Masih mengutip laporan Fakta Tembakau Indonesia 2020 yang diterbitkan oleh Ikatan Ahli Kesehatan Masyarakat Indonesia (IAKMI), hasil penelitian yang dilakukan oleh Campaign for Tobacco Free Kids (CTFK) pada tahun 2018 di 23 negara, termasuk Indonesia menunjukkan bahwa industri rokok menargetkan anak-anak dengan memasang iklan dan promosi produk rokok di lingkungan sekitar sekolah.

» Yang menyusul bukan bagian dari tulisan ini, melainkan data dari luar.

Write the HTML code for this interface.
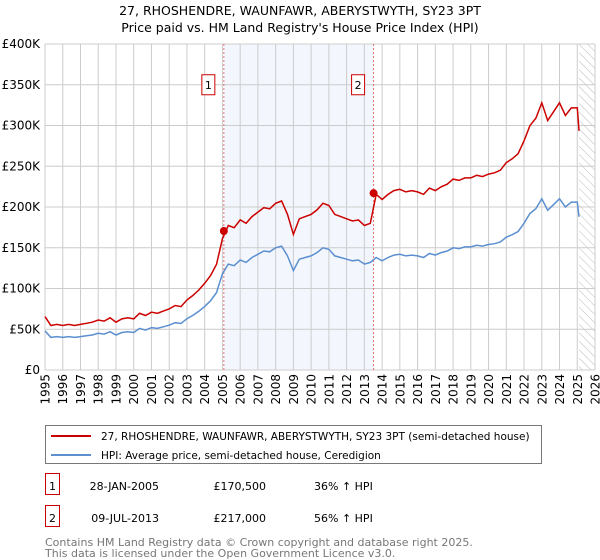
<!DOCTYPE html>
<html><head><meta charset="utf-8"><style>
body{margin:0;background:#fff;font-family:"DejaVu Sans","Liberation Sans",sans-serif;}
#wrap{position:relative;width:600px;height:560px;overflow:hidden}
</style></head><body><div id="wrap">
<svg id="svg" width="600" height="560" style="position:absolute;left:0;top:0"></svg>
</div>
<script>
const years=[1995,1996,1997,1998,1999,2000,2001,2002,2003,2004,2005,2006,2007,2008,2009,2010,2011,2012,2013,2014,2015,2016,2017,2018,2019,2020,2021,2022,2023,2024,2025,2026];
const yTicks=[0,50,100,150,200,250,300,350,400];
const hpiValues=[48,40,41,40,41,40,41,42,43,45,44,47,43,46,47,46,51,49,52,51,53,55,58,57,63,67,72,78,85,95,118,130,128,135,132,138,142,146,145,150,152,140,122,136,138,140,144,150,148,140,138,136,134,135,130,132,138,134,138,141,142,140,141,140,138,143,141,144,146,150,149,151,151,153,152,154,155,157,163,166,170,180,192,198,210,196,203,210,200,206,206,188];
const saleDates=[2005.08,2013.52];
const salePrices=[170.5,217];
const saleLabels=["1","2"];
const saleHpi=[125,139];
const NS="http://www.w3.org/2000/svg";
const svg=document.getElementById('svg');
const X0=45,X1=595,Y0=370,Y1=44;
const x=v=>X0+(v-1995)/(2026-1995)*(X1-X0);
const y=v=>Y0-v/400*(Y0-Y1);
function el(tag,attrs,parent){const e=document.createElementNS(NS,tag);for(const k in attrs)e.setAttribute(k,attrs[k]);(parent||svg).appendChild(e);return e;}
function txt(s,attrs){const e=el('text',attrs);e.textContent=s;return e;}
let t=txt("27, RHOSHENDRE, WAUNFAWR, ABERYSTWYTH, SY23 3PT",{x:300,y:15,'text-anchor':'middle','font-size':12.5});

t=txt("Price paid vs. HM Land Registry's House Price Index (HPI)",{x:300,y:32,'text-anchor':'middle','font-size':12.5});

let r=el('rect',{x:x(saleDates[0]),y:Y1,width:x(saleDates[1])-x(saleDates[0]),height:Y0-Y1,fill:'#eef3fc',opacity:0.7});

const defs=el('defs',{});const pat=el('pattern',{id:'h',width:6,height:6,patternUnits:'userSpaceOnUse',patternTransform:'rotate(-45)'},defs);
el('line',{x1:0,y1:0,x2:0,y2:6,stroke:'#bbb','stroke-width':1},pat);
r=el('rect',{x:x(2025.1),y:Y1,width:X1-x(2025.1),height:Y0-Y1,fill:'url(#h)'});

years.forEach(yr=>{const l=el('line',{x1:x(yr),x2:x(yr),y1:Y1,y2:Y0,stroke:'#ccc','stroke-width':1});

const tl=txt(String(yr),{x:0,y:0,'text-anchor':'end','font-size':12,transform:'translate('+(x(yr)+4.5)+',374) rotate(-90)'});
});
yTicks.forEach(v=>{const l=el('line',{x1:X0,x2:X1,y1:y(v),y2:y(v),stroke:'#ccc','stroke-width':1});

const tl=txt(v===0?'£0':'£'+v+'K',{x:40,y:y(v)+4,'text-anchor':'end','font-size':12});
});
saleDates.forEach((d,i)=>{const l=el('line',{x1:x(d),x2:x(d),y1:Y1,y2:Y0,stroke:'#e87070','stroke-width':1,'stroke-dasharray':'2,2'});

const bx=x(d)-15;const b=el('rect',{x:bx-7,y:y(350)-10,width:13,height:20,fill:'#fff',stroke:'#c00'});

const bt=txt(saleLabels[i],{x:bx-0.5,y:y(350)+4,'text-anchor':'middle','font-size':11});
});
const dates=hpiValues.map((v,i)=>i<91?1995+i/3:2025.1);
const hp=hpiValues.map((v,i)=>(i?'L':'M')+x(dates[i]).toFixed(1)+','+y(v).toFixed(1)).join('');
const redVals=hpiValues.map((v,i)=>dates[i]<saleDates[1]?v*salePrices[0]/saleHpi[0]:v*salePrices[1]/saleHpi[1]);
const rp=redVals.map((v,i)=>(i?'L':'M')+x(dates[i]).toFixed(1)+','+y(v).toFixed(1)).join('');
let p=el('path',{d:hp,fill:'none',stroke:'#5b8fd0','stroke-width':1.5});

p=el('path',{d:rp,fill:'none',stroke:'#cc0000','stroke-width':1.5});

saleDates.forEach((d,i)=>{const c=el('circle',{cx:x(d),cy:y(salePrices[i]),r:4,fill:'#cc0000'});
});
r=el('rect',{x:45.5,y:425.5,width:496,height:38,fill:'#fff',stroke:'#777'});

let l=el('line',{x1:51,x2:91,y1:436,y2:436,stroke:'#cc0000','stroke-width':2});

l=el('line',{x1:51,x2:91,y1:455,y2:455,stroke:'#5b8fd0','stroke-width':2});

t=txt("27, RHOSHENDRE, WAUNFAWR, ABERYSTWYTH, SY23 3PT (semi-detached house)",{x:101,y:440,'font-size':10.5});

t=txt("HPI: Average price, semi-detached house, Ceredigion",{x:101,y:459,'font-size':10.5});

const rows=[["1","28-JAN-2005","£170,500","36% ↑ HPI"],["2","09-JUL-2013","£217,000","56% ↑ HPI"]];
rows.forEach((rw,i)=>{const yy=486+i*32;
const b=el('rect',{x:45.5,y:yy-12.5,width:14,height:21,fill:'#fff',stroke:'#c00'});

let a=txt(rw[0],{x:52.5,y:yy+4,'text-anchor':'middle','font-size':11});
a=txt(rw[1],{x:159,y:yy+4,'text-anchor':'end','font-size':11});
a=txt(rw[2],{x:266,y:yy+4,'text-anchor':'end','font-size':11});
a=txt(rw[3],{x:314,y:yy+4,'font-size':11});});
t=txt("Contains HM Land Registry data © Crown copyright and database right 2025.",{x:45,y:546,'font-size':11,fill:'#777'});

t=txt("This data is licensed under the Open Government Licence v3.0.",{x:45,y:557,'font-size':11,fill:'#777'});

</script></body></html>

Yayasan Lentera Anak, yang menjadi bagian dari studi tersebut melakukan pemantauan IPS produk tembakau terhadap 360 sekolah pada tahun 2015 yang hasilnya adalah 85% sekolah di 5 kota yang dipantau dikelilingi oleh iklan rokok, sementara ditemukan 30 merek rokok di sekitar sekolah. Banyak pejuang pengendalian tembakau yang menyoal IPS ini. Baik menggunakan jaur advolasi, maupun pendidikan pada masyarakat dan kampanye-kampanye. Namun, langkah ini masih belum selesai!
Upaya pengendalian tembakau akan semakin berat di era digital ini. Seperti di awal tulisan saya gambarkan, fenomena para netizen yang kini sangat mudah memproduksi konten-konten digital perlu juga diperhatikan. Literasi digital terkait partisipasi membuat dan mengunggah konten-konten yang bermakna dan positif perlu lebih gencar. Juga literasi digital etis serta hak digital dan keamanan digital konten anak-anak juga harus menjadi materi yang mendukung gerakan pengendalian tembakau.